**EXERCISE BRIEF**
Retype all of the listing exactly, passing over any picture you find.
— START —
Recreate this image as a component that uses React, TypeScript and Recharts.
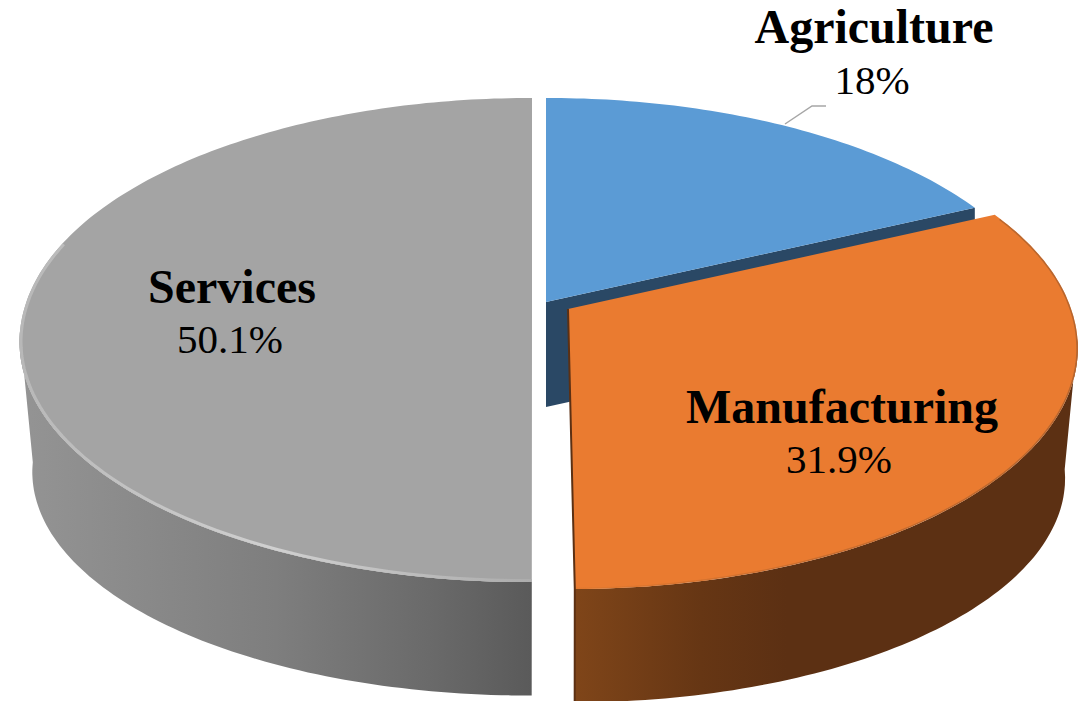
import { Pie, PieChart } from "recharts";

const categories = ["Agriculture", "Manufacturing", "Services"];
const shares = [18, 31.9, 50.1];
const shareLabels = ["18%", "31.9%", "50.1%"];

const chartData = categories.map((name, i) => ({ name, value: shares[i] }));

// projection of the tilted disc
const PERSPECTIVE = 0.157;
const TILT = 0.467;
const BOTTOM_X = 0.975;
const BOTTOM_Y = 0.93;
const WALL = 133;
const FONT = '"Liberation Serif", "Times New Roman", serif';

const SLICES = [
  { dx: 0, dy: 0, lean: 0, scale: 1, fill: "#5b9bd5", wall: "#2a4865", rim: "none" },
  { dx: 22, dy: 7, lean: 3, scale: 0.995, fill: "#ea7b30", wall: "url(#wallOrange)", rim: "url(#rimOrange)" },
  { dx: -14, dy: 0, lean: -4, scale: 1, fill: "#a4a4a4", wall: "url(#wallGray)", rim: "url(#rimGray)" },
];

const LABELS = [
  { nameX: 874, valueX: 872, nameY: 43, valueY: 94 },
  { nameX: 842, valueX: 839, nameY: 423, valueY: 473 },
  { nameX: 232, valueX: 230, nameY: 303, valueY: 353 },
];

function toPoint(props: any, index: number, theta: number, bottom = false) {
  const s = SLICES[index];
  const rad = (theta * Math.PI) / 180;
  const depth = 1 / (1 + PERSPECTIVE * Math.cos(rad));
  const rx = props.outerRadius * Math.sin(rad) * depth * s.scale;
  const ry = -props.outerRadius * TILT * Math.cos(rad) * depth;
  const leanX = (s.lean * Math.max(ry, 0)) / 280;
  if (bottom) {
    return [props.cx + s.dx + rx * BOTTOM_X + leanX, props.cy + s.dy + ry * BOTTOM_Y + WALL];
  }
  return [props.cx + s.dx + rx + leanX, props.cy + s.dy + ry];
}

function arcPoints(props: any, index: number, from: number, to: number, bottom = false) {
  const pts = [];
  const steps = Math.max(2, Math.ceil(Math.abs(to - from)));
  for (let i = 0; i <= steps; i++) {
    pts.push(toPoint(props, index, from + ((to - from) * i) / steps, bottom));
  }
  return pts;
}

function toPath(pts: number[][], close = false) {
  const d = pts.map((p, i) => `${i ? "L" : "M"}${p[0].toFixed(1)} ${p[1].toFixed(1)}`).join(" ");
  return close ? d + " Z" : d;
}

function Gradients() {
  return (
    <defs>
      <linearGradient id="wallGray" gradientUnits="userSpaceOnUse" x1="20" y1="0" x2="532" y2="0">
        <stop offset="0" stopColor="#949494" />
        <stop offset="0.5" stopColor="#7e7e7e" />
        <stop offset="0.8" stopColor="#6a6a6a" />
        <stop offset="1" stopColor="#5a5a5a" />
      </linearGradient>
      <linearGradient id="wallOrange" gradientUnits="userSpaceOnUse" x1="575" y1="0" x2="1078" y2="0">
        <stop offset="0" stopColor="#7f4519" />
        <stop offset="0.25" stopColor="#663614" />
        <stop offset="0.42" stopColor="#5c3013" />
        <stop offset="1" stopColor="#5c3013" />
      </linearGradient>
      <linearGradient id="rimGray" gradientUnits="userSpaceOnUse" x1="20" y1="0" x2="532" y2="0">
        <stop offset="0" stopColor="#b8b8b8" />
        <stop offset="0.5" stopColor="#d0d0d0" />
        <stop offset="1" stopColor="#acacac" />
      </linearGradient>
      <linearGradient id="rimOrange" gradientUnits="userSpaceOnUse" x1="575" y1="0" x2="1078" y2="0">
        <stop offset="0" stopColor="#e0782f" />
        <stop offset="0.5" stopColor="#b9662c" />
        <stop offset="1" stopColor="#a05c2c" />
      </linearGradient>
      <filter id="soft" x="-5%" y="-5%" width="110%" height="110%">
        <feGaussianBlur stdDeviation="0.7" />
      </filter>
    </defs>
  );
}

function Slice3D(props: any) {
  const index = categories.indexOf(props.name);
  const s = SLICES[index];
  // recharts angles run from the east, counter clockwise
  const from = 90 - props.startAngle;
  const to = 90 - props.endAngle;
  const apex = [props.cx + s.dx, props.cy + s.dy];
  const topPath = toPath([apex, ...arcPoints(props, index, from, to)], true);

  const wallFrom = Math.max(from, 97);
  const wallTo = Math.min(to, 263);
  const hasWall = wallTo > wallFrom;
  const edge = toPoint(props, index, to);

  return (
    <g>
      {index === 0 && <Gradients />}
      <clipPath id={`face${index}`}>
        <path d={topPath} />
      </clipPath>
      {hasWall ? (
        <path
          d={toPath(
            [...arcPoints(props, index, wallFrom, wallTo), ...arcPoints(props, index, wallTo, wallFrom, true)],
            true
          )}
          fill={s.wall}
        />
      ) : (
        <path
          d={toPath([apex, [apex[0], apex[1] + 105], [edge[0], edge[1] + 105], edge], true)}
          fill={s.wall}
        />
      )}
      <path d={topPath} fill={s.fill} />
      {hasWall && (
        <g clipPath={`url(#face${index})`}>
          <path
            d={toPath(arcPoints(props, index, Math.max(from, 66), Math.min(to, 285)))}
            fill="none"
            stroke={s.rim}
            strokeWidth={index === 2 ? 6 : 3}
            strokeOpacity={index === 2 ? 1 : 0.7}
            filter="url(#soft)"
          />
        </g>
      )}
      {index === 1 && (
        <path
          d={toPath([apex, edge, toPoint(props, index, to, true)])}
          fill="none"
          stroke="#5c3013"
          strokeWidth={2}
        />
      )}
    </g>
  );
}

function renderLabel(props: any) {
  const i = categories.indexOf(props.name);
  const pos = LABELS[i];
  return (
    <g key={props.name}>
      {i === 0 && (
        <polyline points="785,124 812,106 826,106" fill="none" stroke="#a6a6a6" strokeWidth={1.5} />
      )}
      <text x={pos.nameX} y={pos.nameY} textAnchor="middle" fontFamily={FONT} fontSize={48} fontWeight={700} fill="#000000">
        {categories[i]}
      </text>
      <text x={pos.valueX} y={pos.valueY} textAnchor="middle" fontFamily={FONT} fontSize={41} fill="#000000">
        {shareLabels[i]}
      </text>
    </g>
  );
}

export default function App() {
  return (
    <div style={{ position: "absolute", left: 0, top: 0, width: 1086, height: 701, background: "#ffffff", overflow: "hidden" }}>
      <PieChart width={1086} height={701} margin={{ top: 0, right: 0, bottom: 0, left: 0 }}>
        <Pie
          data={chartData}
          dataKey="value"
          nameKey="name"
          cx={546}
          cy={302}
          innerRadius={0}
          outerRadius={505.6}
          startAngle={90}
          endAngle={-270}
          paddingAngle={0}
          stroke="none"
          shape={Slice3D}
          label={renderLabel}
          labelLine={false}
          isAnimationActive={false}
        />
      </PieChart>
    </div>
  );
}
— END —
**ANSWER IN FULL**
Recreate this image as a component that uses React, TypeScript and Recharts.
import { Pie, PieChart } from "recharts";

const categories = ["Agriculture", "Manufacturing", "Services"];
const shares = [18, 31.9, 50.1];
const shareLabels = ["18%", "31.9%", "50.1%"];

const chartData = categories.map((name, i) => ({ name, value: shares[i] }));

// projection of the tilted disc
const PERSPECTIVE = 0.157;
const TILT = 0.467;
const BOTTOM_X = 0.975;
const BOTTOM_Y = 0.93;
const WALL = 133;
const FONT = '"Liberation Serif", "Times New Roman", serif';

const SLICES = [
  { dx: 0, dy: 0, lean: 0, scale: 1, fill: "#5b9bd5", wall: "#2a4865", rim: "none" },
  { dx: 22, dy: 7, lean: 3, scale: 0.995, fill: "#ea7b30", wall: "url(#wallOrange)", rim: "url(#rimOrange)" },
  { dx: -14, dy: 0, lean: -4, scale: 1, fill: "#a4a4a4", wall: "url(#wallGray)", rim: "url(#rimGray)" },
];

const LABELS = [
  { nameX: 874, valueX: 872, nameY: 43, valueY: 94 },
  { nameX: 842, valueX: 839, nameY: 423, valueY: 473 },
  { nameX: 232, valueX: 230, nameY: 303, valueY: 353 },
];

function toPoint(props: any, index: number, theta: number, bottom = false) {
  const s = SLICES[index];
  const rad = (theta * Math.PI) / 180;
  const depth = 1 / (1 + PERSPECTIVE * Math.cos(rad));
  const rx = props.outerRadius * Math.sin(rad) * depth * s.scale;
  const ry = -props.outerRadius * TILT * Math.cos(rad) * depth;
  const leanX = (s.lean * Math.max(ry, 0)) / 280;
  if (bottom) {
    return [props.cx + s.dx + rx * BOTTOM_X + leanX, props.cy + s.dy + ry * BOTTOM_Y + WALL];
  }
  return [props.cx + s.dx + rx + leanX, props.cy + s.dy + ry];
}

function arcPoints(props: any, index: number, from: number, to: number, bottom = false) {
  const pts = [];
  const steps = Math.max(2, Math.ceil(Math.abs(to - from)));
  for (let i = 0; i <= steps; i++) {
    pts.push(toPoint(props, index, from + ((to - from) * i) / steps, bottom));
  }
  return pts;
}

function toPath(pts: number[][], close = false) {
  const d = pts.map((p, i) => `${i ? "L" : "M"}${p[0].toFixed(1)} ${p[1].toFixed(1)}`).join(" ");
  return close ? d + " Z" : d;
}

function Gradients() {
  return (
    <defs>
      <linearGradient id="wallGray" gradientUnits="userSpaceOnUse" x1="20" y1="0" x2="532" y2="0">
        <stop offset="0" stopColor="#949494" />
        <stop offset="0.5" stopColor="#7e7e7e" />
        <stop offset="0.8" stopColor="#6a6a6a" />
        <stop offset="1" stopColor="#5a5a5a" />
      </linearGradient>
      <linearGradient id="wallOrange" gradientUnits="userSpaceOnUse" x1="575" y1="0" x2="1078" y2="0">
        <stop offset="0" stopColor="#7f4519" />
        <stop offset="0.25" stopColor="#663614" />
        <stop offset="0.42" stopColor="#5c3013" />
        <stop offset="1" stopColor="#5c3013" />
      </linearGradient>
      <linearGradient id="rimGray" gradientUnits="userSpaceOnUse" x1="20" y1="0" x2="532" y2="0">
        <stop offset="0" stopColor="#b8b8b8" />
        <stop offset="0.5" stopColor="#d0d0d0" />
        <stop offset="1" stopColor="#acacac" />
      </linearGradient>
      <linearGradient id="rimOrange" gradientUnits="userSpaceOnUse" x1="575" y1="0" x2="1078" y2="0">
        <stop offset="0" stopColor="#e0782f" />
        <stop offset="0.5" stopColor="#b9662c" />
        <stop offset="1" stopColor="#a05c2c" />
      </linearGradient>
      <filter id="soft" x="-5%" y="-5%" width="110%" height="110%">
        <feGaussianBlur stdDeviation="0.7" />
      </filter>
    </defs>
  );
}

function Slice3D(props: any) {
  const index = categories.indexOf(props.name);
  const s = SLICES[index];
  // recharts angles run from the east, counter clockwise
  const from = 90 - props.startAngle;
  const to = 90 - props.endAngle;
  const apex = [props.cx + s.dx, props.cy + s.dy];
  const topPath = toPath([apex, ...arcPoints(props, index, from, to)], true);

  const wallFrom = Math.max(from, 97);
  const wallTo = Math.min(to, 263);
  const hasWall = wallTo > wallFrom;
  const edge = toPoint(props, index, to);

  return (
    <g>
      {index === 0 && <Gradients />}
      <clipPath id={`face${index}`}>
        <path d={topPath} />
      </clipPath>
      {hasWall ? (
        <path
          d={toPath(
            [...arcPoints(props, index, wallFrom, wallTo), ...arcPoints(props, index, wallTo, wallFrom, true)],
            true
          )}
          fill={s.wall}
        />
      ) : (
        <path
          d={toPath([apex, [apex[0], apex[1] + 105], [edge[0], edge[1] + 105], edge], true)}
          fill={s.wall}
        />
      )}
      <path d={topPath} fill={s.fill} />
      {hasWall && (
        <g clipPath={`url(#face${index})`}>
          <path
            d={toPath(arcPoints(props, index, Math.max(from, 66), Math.min(to, 285)))}
            fill="none"
            stroke={s.rim}
            strokeWidth={index === 2 ? 6 : 3}
            strokeOpacity={index === 2 ? 1 : 0.7}
            filter="url(#soft)"
          />
        </g>
      )}
      {index === 1 && (
        <path
          d={toPath([apex, edge, toPoint(props, index, to, true)])}
          fill="none"
          stroke="#5c3013"
          strokeWidth={2}
        />
      )}
    </g>
  );
}

function renderLabel(props: any) {
  const i = categories.indexOf(props.name);
  const pos = LABELS[i];
  return (
    <g key={props.name}>
      {i === 0 && (
        <polyline points="785,124 812,106 826,106" fill="none" stroke="#a6a6a6" strokeWidth={1.5} />
      )}
      <text x={pos.nameX} y={pos.nameY} textAnchor="middle" fontFamily={FONT} fontSize={48} fontWeight={700} fill="#000000">
        {categories[i]}
      </text>
      <text x={pos.valueX} y={pos.valueY} textAnchor="middle" fontFamily={FONT} fontSize={41} fill="#000000">
        {shareLabels[i]}
      </text>
    </g>
  );
}

export default function App() {
  return (
    <div style={{ position: "absolute", left: 0, top: 0, width: 1086, height: 701, background: "#ffffff", overflow: "hidden" }}>
      <PieChart width={1086} height={701} margin={{ top: 0, right: 0, bottom: 0, left: 0 }}>
        <Pie
          data={chartData}
          dataKey="value"
          nameKey="name"
          cx={546}
          cy={302}
          innerRadius={0}
          outerRadius={505.6}
          startAngle={90}
          endAngle={-270}
          paddingAngle={0}
          stroke="none"
          shape={Slice3D}
          label={renderLabel}
          labelLine={false}
          isAnimationActive={false}
        />
      </PieChart>
    </div>
  );
}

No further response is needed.